* Supplied data *
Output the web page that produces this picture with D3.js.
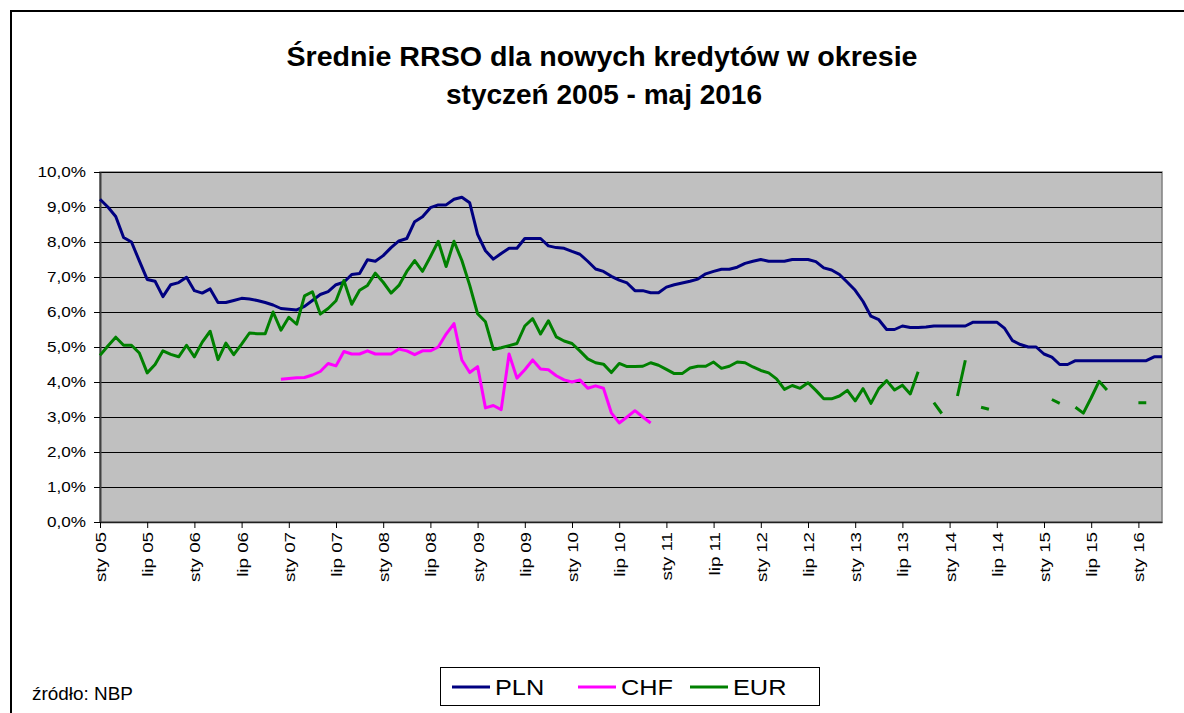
<!DOCTYPE html>
<html>
<head>
<meta charset="utf-8">
<script src="https://cdn.jsdelivr.net/npm/d3@7"></script>
<style>
  body { margin: 0; background: #fff; }
  svg { display: block; font-family: "Liberation Sans", Arial, sans-serif; }
</style>
</head>
<body>
<svg id="chart" width="1184" height="713"></svg>
<script>
// months Jan 2005 .. Apr 2016 (one point per month)
const monthNames = ["sty", "lut", "mar", "kwi", "maj", "cze", "lip", "sie", "wrz", "paź", "lis", "gru"];
const years = ["05", "06", "07", "08", "09", "10", "11", "12", "13", "14", "15", "16"];
const months = [];
years.forEach(yr => monthNames.forEach(m => { if (months.length < 136) months.push(m + " " + yr); }));

const tickLabels = months.filter(m => m.startsWith("sty") || m.startsWith("lip"));
const yTicks = [0, 1, 2, 3, 4, 5, 6, 7, 8, 9, 10];

const pln = [
  9.22, 9.0, 8.73, 8.13, 8.0, 7.46, 6.93, 6.88, 6.44, 6.78,
  6.84, 6.99, 6.61, 6.54, 6.66, 6.27, 6.27, 6.33, 6.39, 6.37,
  6.33, 6.27, 6.2, 6.1, 6.08, 6.06, 6.16, 6.33, 6.5, 6.58,
  6.78, 6.85, 7.07, 7.1, 7.49, 7.45, 7.61, 7.84, 8.03, 8.1,
  8.58, 8.72, 8.98, 9.06, 9.06, 9.22, 9.28, 9.12, 8.22, 7.75,
  7.51, 7.67, 7.82, 7.82, 8.1, 8.1, 8.1, 7.89, 7.84, 7.82,
  7.73, 7.65, 7.45, 7.23, 7.16, 7.02, 6.91, 6.83, 6.61, 6.61,
  6.55, 6.55, 6.71, 6.78, 6.83, 6.88, 6.94, 7.09, 7.16, 7.22,
  7.22, 7.28, 7.39, 7.45, 7.5, 7.45, 7.45, 7.45, 7.5, 7.5,
  7.5, 7.44, 7.26, 7.2, 7.07, 6.85, 6.62, 6.3, 5.88, 5.78,
  5.5, 5.5, 5.6, 5.56, 5.56, 5.57, 5.6, 5.6, 5.6, 5.6,
  5.6, 5.71, 5.71, 5.71, 5.71, 5.53, 5.18, 5.07, 5.0, 5.0,
  4.8, 4.71, 4.5, 4.5, 4.61, 4.61, 4.61, 4.61, 4.61, 4.61,
  4.61, 4.61, 4.61, 4.61, 4.72, 4.72
];

const chf = [
  null, null, null, null, null, null, null, null, null, null,
  null, null, null, null, null, null, null, null, null, null,
  null, null, null, 4.08, 4.1, 4.12, 4.13, 4.2, 4.3, 4.53,
  4.46, 4.87, 4.8, 4.8, 4.89, 4.8, 4.8, 4.8, 4.94, 4.89,
  4.78, 4.89, 4.89, 5.0, 5.37, 5.67, 4.63, 4.27, 4.44, 3.26,
  3.33, 3.21, 4.8, 4.11, 4.35, 4.63, 4.37, 4.35, 4.18, 4.06,
  4.0, 4.06, 3.82, 3.89, 3.82, 3.12, 2.83, 3.0, 3.18, 3.0,
  2.83
];

const eur = [
  4.76, 5.03, 5.28, 5.05, 5.05, 4.83, 4.26, 4.5, 4.89, 4.79,
  4.72, 5.05, 4.72, 5.14, 5.45, 4.64, 5.11, 4.78, 5.08, 5.4,
  5.38, 5.38, 6.0, 5.48, 5.85, 5.65, 6.46, 6.58, 5.94, 6.1,
  6.32, 6.9, 6.22, 6.62, 6.76, 7.11, 6.85, 6.54, 6.76, 7.16,
  7.47, 7.16, 7.58, 8.02, 7.3, 8.02, 7.47, 6.76, 5.95, 5.72,
  4.93, 4.98, 5.04, 5.1, 5.6, 5.81, 5.37, 5.75, 5.29, 5.17,
  5.1, 4.89, 4.66, 4.55, 4.51, 4.27, 4.53, 4.44, 4.44, 4.45,
  4.55, 4.48, 4.36, 4.24, 4.24, 4.4, 4.45, 4.45, 4.57, 4.39,
  4.45, 4.57, 4.55, 4.43, 4.33, 4.26, 4.09, 3.79, 3.9, 3.82,
  3.98, 3.76, 3.52, 3.52, 3.6, 3.76, 3.46, 3.81, 3.39, 3.81,
  4.04, 3.77, 3.91, 3.66, 4.29, null, 3.41, 3.1, null, 3.6,
  4.62, null, 3.28, 3.22, null, null, null, null, null, null,
  null, 3.5, 3.39, null, 3.28, 3.11, 3.55, 4.02, 3.77, null,
  null, null, 3.41, 3.41, null, null
];

const seriesNames = ["PLN", "CHF", "EUR"];
const seriesColors = ["#000080", "#ff00ff", "#008000"];
const seriesValues = [pln, chf, eur];

const svg = d3.select("#chart");
const plot = { left: 100, right: 1162, top: 172, bottom: 522 };

const x = d3.scalePoint().domain(months).range([plot.left, plot.right]);
const y = d3.scaleLinear().domain([0, 10]).range([plot.bottom, plot.top]);

// stretch text horizontally so it fills the same space as in the original
function stretch(sel, k) {
  sel.each(function () {
    const w = this.getComputedTextLength();
    d3.select(this).attr("textLength", w * k).attr("lengthAdjust", "spacingAndGlyphs");
  });
}

// outer frame
svg.append("rect")
  .attr("x", 11).attr("y", 11)
  .attr("width", 1200).attr("height", 760)
  .attr("fill", "none").attr("stroke", "#000").attr("stroke-width", 2);

// title
const title = svg.append("g").attr("font-weight", "bold").attr("font-size", 27).attr("text-anchor", "middle");
title.append("text").attr("x", 602).attr("y", 66).text("Średnie RRSO dla nowych kredytów w okresie")
  .attr("textLength", 631).attr("lengthAdjust", "spacingAndGlyphs");
title.append("text").attr("x", 604).attr("y", 104).text("styczeń 2005 - maj 2016")
  .attr("textLength", 316).attr("lengthAdjust", "spacingAndGlyphs");

// plot background
svg.append("rect")
  .attr("x", plot.left).attr("y", plot.top)
  .attr("width", plot.right - plot.left).attr("height", plot.bottom - plot.top)
  .attr("fill", "#c0c0c0").attr("stroke", "#808080").attr("stroke-width", 1.5);

// gridlines
svg.append("g")
  .selectAll("line")
  .data(yTicks.filter(d => d > 0))
  .join("line")
  .attr("x1", plot.left).attr("x2", plot.right)
  .attr("y1", d => y(d) + 0.5).attr("y2", d => y(d) + 0.5)
  .attr("stroke", "#000").attr("stroke-width", 1);

// y axis
const yAxis = svg.append("g")
  .attr("transform", `translate(${plot.left},0)`)
  .call(d3.axisLeft(y).tickValues(yTicks).tickSize(6).tickSizeOuter(0)
    .tickFormat(d => d.toFixed(1).replace(".", ",") + "%"));
yAxis.select(".domain").attr("stroke", "#404040").attr("stroke-width", 2);
yAxis.selectAll(".tick line").attr("stroke", "#000");
yAxis.selectAll(".tick text")
  .attr("x", -14).attr("font-size", 14.5).attr("fill", "#000").attr("font-family", null)
  .call(stretch, 1.18);

// x axis
const xAxis = svg.append("g")
  .attr("transform", `translate(0,${plot.bottom})`)
  .call(d3.axisBottom(x).tickValues(tickLabels).tickSize(6).tickSizeOuter(0));
xAxis.select(".domain").attr("stroke", "#202020").attr("stroke-width", 1.5);
xAxis.selectAll(".tick line").attr("stroke", "#000");
xAxis.selectAll(".tick text")
  .attr("transform", "rotate(-90)")
  .attr("text-anchor", "end")
  .attr("x", -10).attr("y", 0).attr("dy", "0.36em")
  .attr("font-size", 15).attr("fill", "#000").attr("font-family", null)
  .call(stretch, 1.25);

// series lines
const line = d3.line()
  .defined(d => d != null)
  .x((d, i) => x(months[i]))
  .y(d => y(d));

svg.append("g")
  .selectAll("path")
  .data(seriesValues)
  .join("path")
  .attr("d", line)
  .attr("fill", "none")
  .attr("stroke", (d, i) => seriesColors[i])
  .attr("stroke-width", 3)
  .attr("stroke-linejoin", "round");

// legend
const legend = svg.append("g");
legend.append("rect")
  .attr("x", 440.5).attr("y", 667.5).attr("width", 379).attr("height", 38)
  .attr("fill", "#fff").attr("stroke", "#000").attr("stroke-width", 1);
const legendX = [452, 578, 690];
const item = legend.selectAll("g.item")
  .data(seriesNames)
  .join("g").attr("class", "item")
  .attr("transform", (d, i) => `translate(${legendX[i]},687)`);
item.append("line")
  .attr("x1", 0).attr("x2", 38)
  .attr("stroke", (d, i) => seriesColors[i]).attr("stroke-width", 3);
item.append("text")
  .attr("x", 43).attr("y", 8)
  .attr("font-size", 22)
  .text(d => d)
  .call(stretch, 1.15);

// source
svg.append("text")
  .attr("x", 32).attr("y", 700)
  .attr("font-size", 18)
  .text("źródło: NBP")
  .call(stretch, 1.05);
</script>
</body>
</html>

* Prompt *
Reproduce the material above exactly, first line through the line that contains "7, 8, 9, 10];", minus the pictures.

* Correct answer *
Output the web page that produces this picture with D3.js.
<!DOCTYPE html>
<html>
<head>
<meta charset="utf-8">
<script src="https://cdn.jsdelivr.net/npm/d3@7"></script>
<style>
  body { margin: 0; background: #fff; }
  svg { display: block; font-family: "Liberation Sans", Arial, sans-serif; }
</style>
</head>
<body>
<svg id="chart" width="1184" height="713"></svg>
<script>
// months Jan 2005 .. Apr 2016 (one point per month)
const monthNames = ["sty", "lut", "mar", "kwi", "maj", "cze", "lip", "sie", "wrz", "paź", "lis", "gru"];
const years = ["05", "06", "07", "08", "09", "10", "11", "12", "13", "14", "15", "16"];
const months = [];
years.forEach(yr => monthNames.forEach(m => { if (months.length < 136) months.push(m + " " + yr); }));

const tickLabels = months.filter(m => m.startsWith("sty") || m.startsWith("lip"));
const yTicks = [0, 1, 2, 3, 4, 5, 6, 7, 8, 9, 10];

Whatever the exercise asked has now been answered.